Catherine Anne Stoye passed away on June 12 at the age of 83, her memorial service was held in Oxford on July 12. I worked very closely with Catherine Stoye when writing my book, A Russian Jew of Bloomsbury: The Life and Times of Samuel Koteliansky, which came out last year. She was H G Wells’s granddaughter and the daughter of Koteliansky’s closest friend, Marjorie Wells. Following her mother’s death in 1962, Catherine took over as the executor of Koteliansky’s estate, but her important role in his history predates that event. After Koteliansky, a translator from Russia and a friend of many most prominent English writers and artists, tried to kill himself in 1947 during a particularly severe bout of depression, it was the young Catherine, adored and trusted by him, who was often delegated to reason with “Kot” when he refused to eat or let anyone else see him.
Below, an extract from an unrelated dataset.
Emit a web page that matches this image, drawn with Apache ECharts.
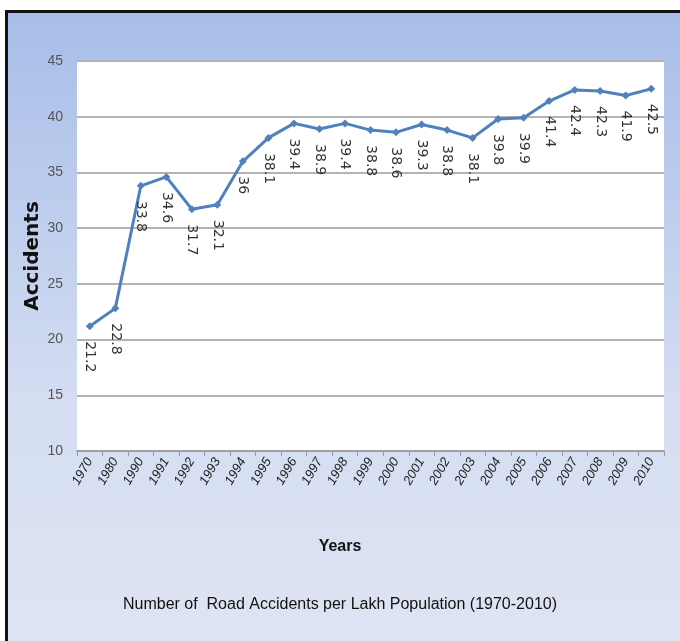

I stayed in touch with Catherine Stoye the whole time I was writing my book, and I spent several weekends during two successive summers interviewing her and going through her private archive of Koteliansky’s documents and personal items at the house in Oxford she shared with her husband John. She was a very honest, very genuine human being (undoubtedly the very qualities that Koteliansky so cherished in her) and a supremely intelligent and reliable source of information. She was also a dream executor to work with, not just in relation to Koteliansky’s materials, where she gave me blanket permission to quote anything I found necessary, but also when it came to the correspondence of her grandfather, whose literary executor she likewise was. A fiercely private person, just like her mother, she was nevertheless a strong believer in allowing personal letters and diaries, warts and all, to serve as important historical and cultural documents.
As Koteliansky would say (and he used this Yiddish word, which was the highest praise he ever bestowed, very sparingly and regardless of gender), Catherine Stoye was “a real mensch!”